Environmental problems include air, land and water pollution, deforestation, ozone layer depletion, mounting e-waste generation and degradation of natural resources. It is important to address these issues as soon as possible. Carbon dioxide emissions from the United States alone will boost CO2 levels to as much as 4,807 million metric tons by the year 2050.
Although many, including major businesses, have taken steps to address the worsening effects of the environmental problems, scientists, engineers and a host of climate experts are on a relentless quest to develop sustainable technologies that can create greater and faster impact.
Sustainable technology refers to an innovation that supports economic and social development without need to compromise natural resources by using chemicals and adding nonbiodegradable materials that pollute the environment.
Sustainable technologies are not energy-intensive and can be operated using energy produced by renewable sources of power that do not emit greenhouse gases particularly carbon dioxide.
A sustainable technology is functionable as it can reduce as well as prevent the occurrence of negative environmental impacts caused by deterioration, overproduction, contamination, depletion, erosion and eventually, loss of natural resources or extinction of wildlife.
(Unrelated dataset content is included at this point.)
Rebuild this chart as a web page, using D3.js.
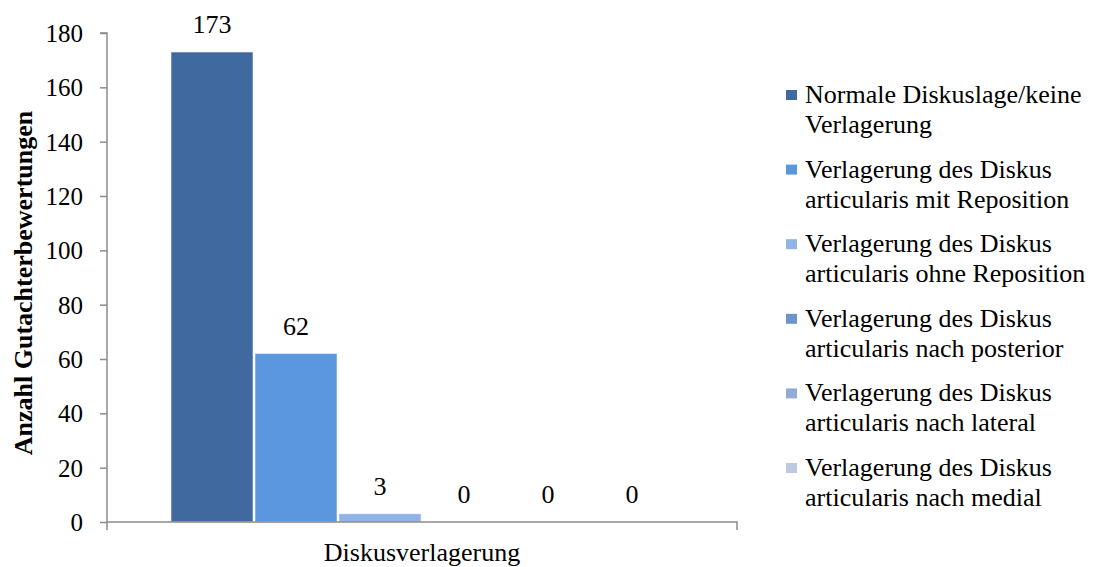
<!DOCTYPE html>
<html><head><meta charset="utf-8">
<script src="https://cdn.jsdelivr.net/npm/d3@7"></script>
<style>body{margin:0;background:#fff}svg{display:block}text{font-family:"Liberation Serif","Times New Roman",serif;fill:#000}</style>
</head><body><svg id="c" width="1094" height="567"></svg>
<script>
const categories = ["Normale Diskuslage/keine Verlagerung","Verlagerung des Diskus articularis mit Reposition","Verlagerung des Diskus articularis ohne Reposition","Verlagerung des Diskus articularis nach posterior","Verlagerung des Diskus articularis nach lateral","Verlagerung des Diskus articularis nach medial"];
const legendLines = [["Normale Diskuslage/keine","Verlagerung"],["Verlagerung des Diskus","articularis mit Reposition"],["Verlagerung des Diskus","articularis ohne Reposition"],["Verlagerung des Diskus","articularis nach posterior"],["Verlagerung des Diskus","articularis nach lateral"],["Verlagerung des Diskus","articularis nach medial"]];
const values = [173, 62, 3, 0, 0, 0];
const colors = ["#4069A0","#5B97DE","#8EB4E8","#6E93C8","#93ABD6","#BCC9E2"];
const yTicks = [0,20,40,60,80,100,120,140,160,180];
const xLabel = "Diskusverlagerung";
const yLabel = "Anzahl Gutachterbewertungen";

const svg = d3.select("#c");
const L = 107, R = 737, T = 33, B = 522;
const FS = "26px";
const y = d3.scaleLinear().domain([0,180]).range([B,T]);
const x1 = d3.scaleBand().domain(categories).range([170,674]).padding(0);

// bars
svg.append("g").selectAll("rect").data(categories).join("rect")
  .attr("x", d=>x1(d)+1).attr("width", x1.bandwidth()-2)
  .attr("y", (d,i)=>y(values[i])).attr("height", (d,i)=>B-y(values[i]))
  .attr("fill", (d,i)=>colors[i]).attr("stroke","#e8eef8").attr("stroke-width",0.6);

// value labels
svg.append("g").selectAll("text").data(categories).join("text")
  .attr("x", d=>x1(d)+x1.bandwidth()/2).attr("y",(d,i)=>y(values[i])-19)
  .attr("text-anchor","middle").attr("font-size",FS).text((d,i)=>values[i]);

// y axis
const ya = svg.append("g").attr("transform",`translate(${L},0)`)
  .call(d3.axisLeft(y).tickValues(yTicks).tickSize(7).tickPadding(17));
ya.selectAll("text").attr("font-size","25px").attr("font-family","Liberation Serif").attr("dy","0.34em");
ya.selectAll("line,path").attr("stroke","#8c8c8c").attr("stroke-width",1.5);
ya.select("path").attr("d",`M-7,${T}H0V${B}`);

// x axis
const xa = svg.append("g").attr("transform",`translate(0,${B})`);
xa.append("path").attr("d",`M${L},0H${R}V8`).attr("fill","none").attr("stroke","#8c8c8c").attr("stroke-width",1.5);
xa.append("path").attr("d",`M${L},0V8`).attr("fill","none").attr("stroke","#8c8c8c").attr("stroke-width",1.5);
svg.append("text").attr("x", (L+R)/2).attr("y",561).attr("text-anchor","middle").attr("font-size",FS).text(xLabel);

// y title
svg.append("text").attr("transform","translate(32,283) rotate(-90)").attr("text-anchor","middle")
  .attr("font-size",FS).attr("font-weight","bold").text(yLabel);

// legend
const lg = svg.append("g").selectAll("g").data(categories).join("g")
  .attr("transform",(d,i)=>`translate(786,${103+i*74.6})`);
lg.append("rect").attr("x",0).attr("y",-13).attr("width",11).attr("height",10).attr("fill",(d,i)=>colors[i]);
lg.each(function(d,i){
  const t = d3.select(this).append("text").attr("x",19).attr("y",0).attr("font-size",FS);
  legendLines[i].forEach((ln,j)=>t.append("tspan").attr("x",19).attr("dy",j?30:0).text(ln));
});
</script></body></html>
In the construction industry, sustainable technologies include ground covers like spartan mat, which protects the soil against degradation, contamination and erosion. While such an example is industry-specific, there are sustainable technologies that provide direct solutions to the increasing level of carbon dioxide in the Earth’s atmosphere.
Carbon capture and sequestration (CCS), or sometimes called carbon capture and storage is a technology that deals directly with the process of catching carbon dioxide before the emission enters the atmosphere. Instead, CO2 will proceed to a carbon sequestration vessel where the carbon gas is transported and stored for centuries or millennia.
Most of the time, the CO2 is collected from large point sources like chemical plants, biomass power plants, or coal-fired power plants. The gas is then stored in an underground geological formation built specifically for such purpose.
Obviously, CCS are best for industries that use energy-intensive heavy machineries and equipment in order to lessen the effects CO2 on climate change.